Wednesday, June 16, 2010

CONTACT Pittsburgh Crisis Hotline May Close

The board of directors of the telephone hotline, CONTACT Pittsburgh, has made a recommendation to dissolve the organization and to close their doors. This is pending a membership vote of the volunteers June 29. Executive Director Christy Stuber says after examining their strategic plan, reviewing historical data and engaging a consultant to conduct an external scan, they have established some trends that have occurred in the way CONTACT Pittsburgh does business. She says this action was taken because of the addition of a couple telephone hotlines in the market that really changed their environment. Stuber says CONTACT Pittsburgh is no longer the dominant or primary organization providing emotional crisis services in the Pittsburgh region.

Stuber, who has been Executive Director of CONTACT Pittsburgh for three years, says they don't view their closing as a failure in anyway, but as a positive result of the work they've done to raise the level of awareness of emergency crisis intervention. She says there has been a change in mental health services in the region that has impacted CONTACT Pittsburgh. She says those services are typically or better provided within a continuum of care where people are able to receive different levels of service depending on their needs. Stuber says other hotlines in the area are able to provide more in depth services to the callers perhaps in traditional counseling, follow-ups or referrals in a way CONTACT Pittsburgh is not able to.

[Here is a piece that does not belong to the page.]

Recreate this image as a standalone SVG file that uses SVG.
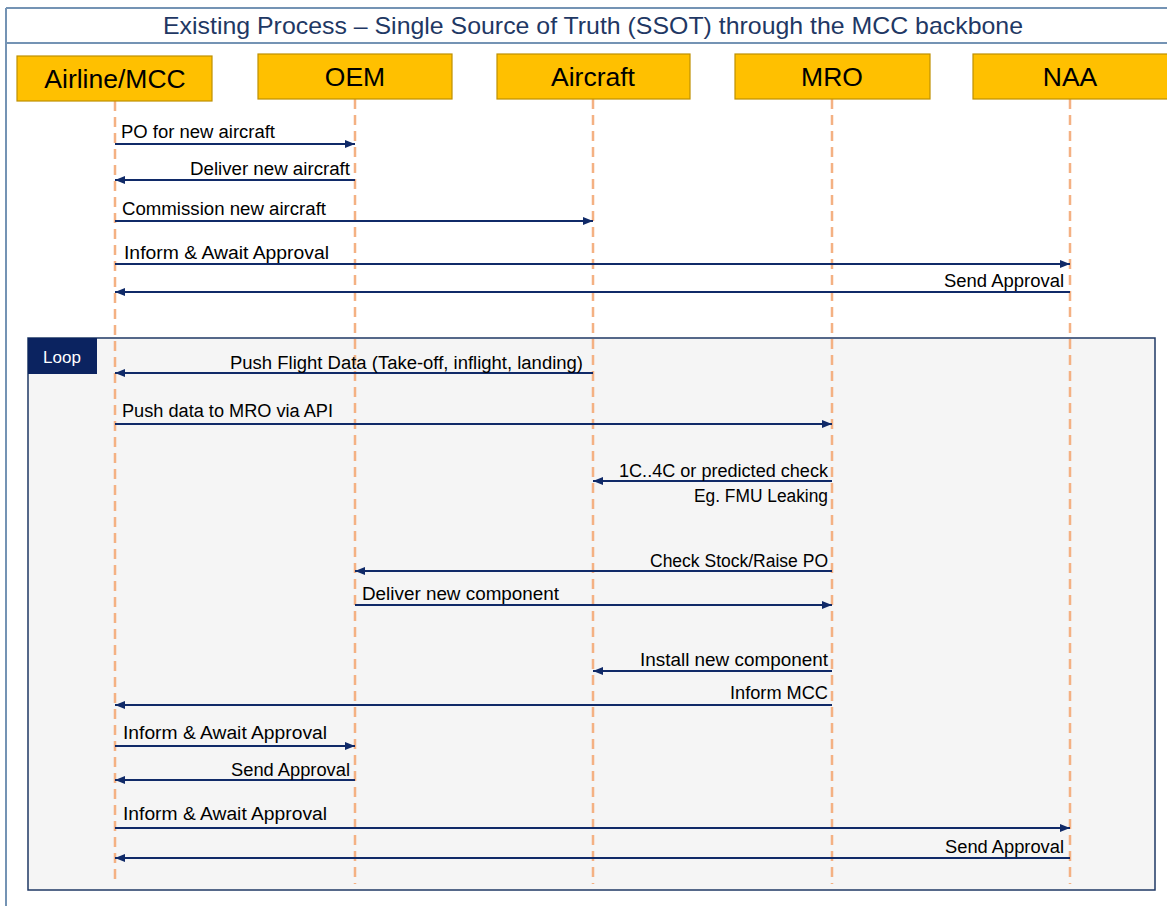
<svg xmlns="http://www.w3.org/2000/svg" width="1167" height="906" viewBox="0 0 1167 906">
<style>
.frame{fill:none;stroke:#7493b4;stroke-width:2}
.hdr rect{fill:#ffc000;stroke:#bf9000;stroke-width:1.2}
.hdr text{font-family:"Liberation Sans",Arial,sans-serif;font-size:26.5px;fill:#000;text-anchor:middle}
.life{stroke:#f4b183;stroke-width:2.5;stroke-dasharray:10 6;fill:none}
.msg line{stroke:#102a68;stroke-width:1.8}
.lbl{font-family:"Liberation Sans",Arial,sans-serif;font-size:18px;fill:#000}
.r{text-anchor:end}
</style>
<defs>
<marker id="ah" viewBox="0 0 10 10" refX="10" refY="5" markerWidth="10" markerHeight="10" markerUnits="userSpaceOnUse" orient="auto">
<path d="M0,1 L10,5 L0,9 z" fill="#102a68"/>
</marker>
</defs>
<rect width="1167" height="906" fill="#fff"/>
<g id="title">
<line class="frame" x1="6" y1="8" x2="1167" y2="8"/>
<line class="frame" x1="6" y1="43" x2="1167" y2="43"/>
<line class="frame" x1="6" y1="8" x2="6" y2="906"/>
<text x="593" y="34" font-family="'Liberation Sans',Arial,sans-serif" font-size="24" fill="#1f3864" text-anchor="middle" textLength="860" lengthAdjust="spacingAndGlyphs">Existing Process – Single Source of Truth (SSOT) through the MCC backbone</text>
</g>
<g id="loop">
<rect x="28" y="338" width="1127" height="552" fill="#f5f5f5" stroke="#1f3864" stroke-width="1.5"/>
<rect x="28" y="338" width="69" height="36" fill="#0b2360"/>
<text x="62" y="363" font-family="'Liberation Sans',Arial,sans-serif" font-size="17" fill="#fff" text-anchor="middle">Loop</text>
</g>
<g id="lifelines">
<line class="life" x1="115" y1="101" x2="115" y2="884"/>
<line class="life" x1="355" y1="99" x2="355" y2="884"/>
<line class="life" x1="593" y1="99" x2="593" y2="884"/>
<line class="life" x1="832" y1="99" x2="832" y2="884"/>
<line class="life" x1="1070" y1="99" x2="1070" y2="884"/>
</g>
<g id="airline" class="hdr"><rect x="17" y="56" width="195" height="45"/><text x="115" y="88">Airline/MCC</text></g>
<g id="oem" class="hdr"><rect x="258" y="54" width="194" height="45"/><text x="355" y="86">OEM</text></g>
<g id="aircraft" class="hdr"><rect x="497" y="54" width="193" height="45"/><text x="593" y="86">Aircraft</text></g>
<g id="mro" class="hdr"><rect x="735" y="54" width="195" height="45"/><text x="832" y="86">MRO</text></g>
<g id="naa" class="hdr"><rect x="973" y="54" width="196" height="45"/><text x="1070" y="86">NAA</text></g>
<g id="connectors" class="msg">
<line x1="115" y1="144" x2="355" y2="144" marker-end="url(#ah)"/>
<line x1="355" y1="180" x2="115" y2="180" marker-end="url(#ah)"/>
<line x1="115" y1="221" x2="593" y2="221" marker-end="url(#ah)"/>
<line x1="115" y1="264" x2="1070" y2="264" marker-end="url(#ah)"/>
<line x1="1070" y1="292" x2="115" y2="292" marker-end="url(#ah)"/>
<line x1="593" y1="373" x2="115" y2="373" marker-end="url(#ah)"/>
<line x1="115" y1="424" x2="832" y2="424" marker-end="url(#ah)"/>
<line x1="832" y1="481" x2="593" y2="481" marker-end="url(#ah)"/>
<line x1="832" y1="571" x2="355" y2="571" marker-end="url(#ah)"/>
<line x1="355" y1="605" x2="832" y2="605" marker-end="url(#ah)"/>
<line x1="832" y1="671" x2="593" y2="671" marker-end="url(#ah)"/>
<line x1="832" y1="705" x2="115" y2="705" marker-end="url(#ah)"/>
<line x1="115" y1="746" x2="355" y2="746" marker-end="url(#ah)"/>
<line x1="355" y1="780" x2="115" y2="780" marker-end="url(#ah)"/>
<line x1="115" y1="828" x2="1070" y2="828" marker-end="url(#ah)"/>
<line x1="1070" y1="858" x2="115" y2="858" marker-end="url(#ah)"/>
</g>
<g id="labels">
<text class="lbl" x="121" y="138" textLength="154" lengthAdjust="spacingAndGlyphs">PO for new aircraft</text>
<text class="lbl r" x="350" y="175" textLength="160" lengthAdjust="spacingAndGlyphs">Deliver new aircraft</text>
<text class="lbl" x="122" y="215" textLength="204" lengthAdjust="spacingAndGlyphs">Commission new aircraft</text>
<text class="lbl" x="124" y="259" textLength="205" lengthAdjust="spacingAndGlyphs">Inform &amp; Await Approval</text>
<text class="lbl r" x="1064" y="287" textLength="120" lengthAdjust="spacingAndGlyphs">Send Approval</text>
<text class="lbl r" x="583" y="369" textLength="353" lengthAdjust="spacingAndGlyphs">Push Flight Data (Take-off, inflight, landing)</text>
<text class="lbl" x="122" y="417" textLength="211" lengthAdjust="spacingAndGlyphs">Push data to MRO via API</text>
<text class="lbl r" x="828" y="477" textLength="209" lengthAdjust="spacingAndGlyphs">1C..4C or predicted check</text>
<text class="lbl r" x="828" y="502" textLength="134" lengthAdjust="spacingAndGlyphs">Eg. FMU Leaking</text>
<text class="lbl r" x="828" y="567" textLength="178" lengthAdjust="spacingAndGlyphs">Check Stock/Raise PO</text>
<text class="lbl" x="362" y="600" textLength="197" lengthAdjust="spacingAndGlyphs">Deliver new component</text>
<text class="lbl r" x="828" y="666" textLength="188" lengthAdjust="spacingAndGlyphs">Install new component</text>
<text class="lbl r" x="828" y="699" textLength="98" lengthAdjust="spacingAndGlyphs">Inform MCC</text>
<text class="lbl" x="123" y="739" textLength="204" lengthAdjust="spacingAndGlyphs">Inform &amp; Await Approval</text>
<text class="lbl r" x="350" y="776" textLength="119" lengthAdjust="spacingAndGlyphs">Send Approval</text>
<text class="lbl" x="123" y="820" textLength="204" lengthAdjust="spacingAndGlyphs">Inform &amp; Await Approval</text>
<text class="lbl r" x="1064" y="853" textLength="119" lengthAdjust="spacingAndGlyphs">Send Approval</text>
</g>
</svg>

CONTACT Pittsburgh was established in 1971 as an entirely grassroots, volunteer-based organization. It is currently run by a small staff of four pepole who support the organization's volunteers who work the telephone hotlines. They take calls offering emotional support to people trying to deal with a variety of issues.

Stuber says the decision to close CONTACT Pittsburgh is not final. The hotline itself is still running. She anticipates it will continue to operate for an indefinite time after the June 29 vote. Stuber wants to make sure people know they can still call 412-820-4357 for support. Once the vote occurs, there will be a transition plan worked out to ensure the people who use their services will have appropriate resources elsewhere.